Line drying clothes - no dryers needed.

All those things I forgot (or didn’t know I’d need): It is difficult to identify and pack everything you think you might need for 2 years in a new climate and culture – doing undefined work in an undefined setting – into only 2 bags that weight less than 60 pounds each. If I knew then what I know now, I would have left my carry-on rolling suitcase at home and invested in a larger bag I could carry with the following:
  • Sandals that can get wet (like “walking across 6-inch deep flooded streets” wet)
  • Speakers for my computer
  • A rechargeable phone case for those long bus trips
  • A smart power strip/surge protector
  • A money belt and luggage locks (don’t ask me why I don’t have these super basic things)
  • Supplies of my favorite brand of deodorant, shampoo/conditioner and face soap
  • More quick dry underwear
  • Reusable snack bags and produce bags
  • My beloved red travel coffee mug
  • An extra pair of sunglasses
  • More reusable shopping bags
  • A bike helmet
  • Pens and greeting cards (the great mystery of why there are no greeting cards in Mexico continues)

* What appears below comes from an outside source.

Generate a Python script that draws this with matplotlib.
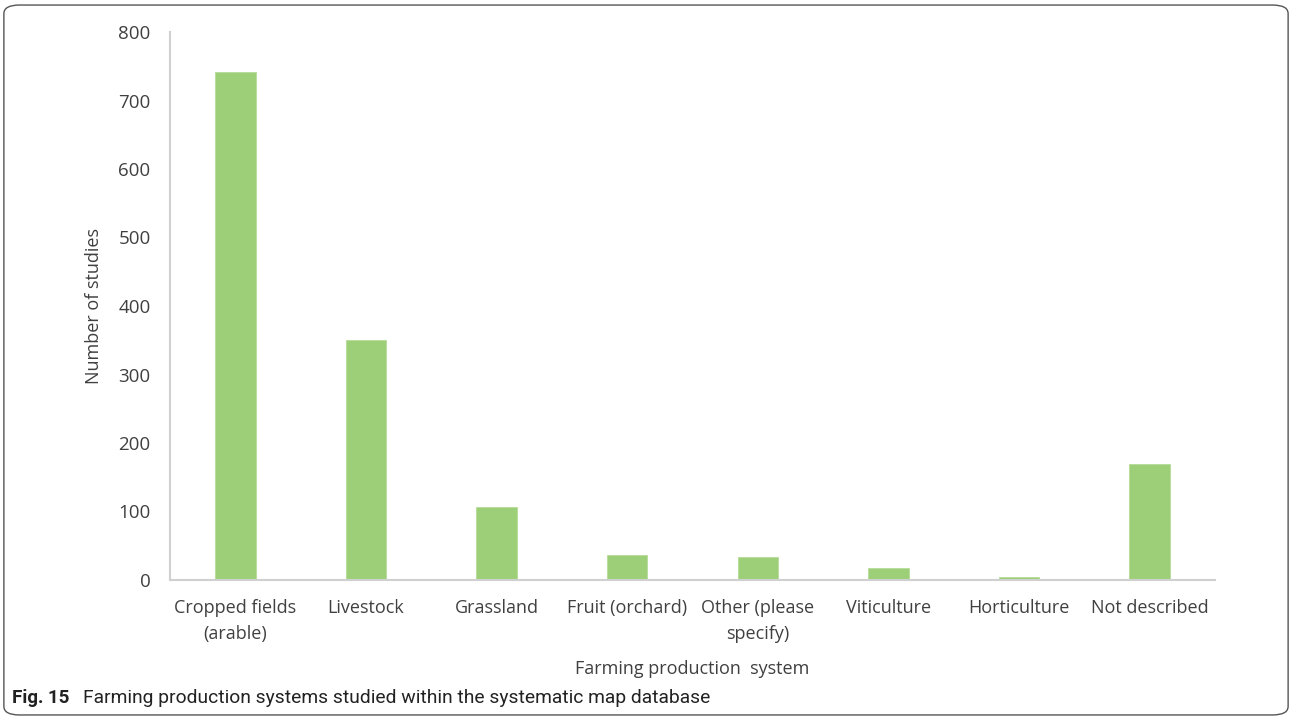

Communications: I’ve been lucky to have internet available at both of my host family homes and can make Google and Skype calls to my family and friends back in the US for free. Most people here use “What’s App” for both calls and texts, so that’s another free option should you wish to chat! Mail takes an amazingly long time to arrive considering how close we are to the US.  I’m only 1 for 3 receiving post cards from friends and family back home, but regular cards have not had problems.  On average, mail coming to me from the US, and going to the US from Mexico, takes 7-9 weeks. 
Scenes from the countryside.
Trail marker.
Scenes from the field.

Personal Space & Independence: As a woman in her 30s who has lived alone for a really long time, it was an adjustment to essentially live with parents again.  Both of my host families were very kind and loving people and I would say it was 95% awesome and 5% challenging, which is a pretty good ratio after 5 months of shared quarters.  The challenges were primarily related to food and my struggle to say “I know what’s best for me” while also acknowledging that maybe my host families did know better on some things.  I’m not sure I’ve ever eaten enough to make others happy here, and everyone I work with knows that, because my host family told them I wasn’t eating enough my first week at site.  When my family left on vacation for 4 days, they were honestly concerned that I wasn’t going to eat the entire time they were gone (and my coworkers knew that too). Their daughter came to watch me eat the first night so she could truthfully verify that I did in fact eat during their absence. As for personal space, when I was really sick and had to go to the doctor, my host dad insisted on coming into the exam room with me. Awwwwkward…. I can’t say everything I want to say in Spanish, but you can bet I made it clear that for part 2 of the visit it would be just me and el doctor.
I hereby decree.....something. I'll tell you when my Spanish is better. 

And last but not least, there's this thing we'll call "how to be you in a different language": Spanish speakers who aren’t fluent in English don’t really know me yet.  They only know this small piece of my personality that can be expressed through limited language, facial expressions and body language.  And they’re getting to know me at a somewhat stressful time, so I’m not exactly my normal self.  For example, I can't explain my love of the song "Turn down for what" and why I would like to have more opportunities to participate in choreographed hip hop dances.  

It is a strange (and frustrating) feeling not always being able to fully express myself or understand everything that’s going on around me.  I spend more time listening to others and thinking about what I want to say, which means I often look much more serious than I am.  Think about that the next time you are talking to someone with English as a second language.  Go easy on them as they try to say what they mean and understand what you’re saying.  And if it looks like they’re struggling or getting frustrated, do whatever you can to make them laugh (they need it)!  Or just start singing "Turn down for what" - but you've gotta mimic the awesome music for the full effect.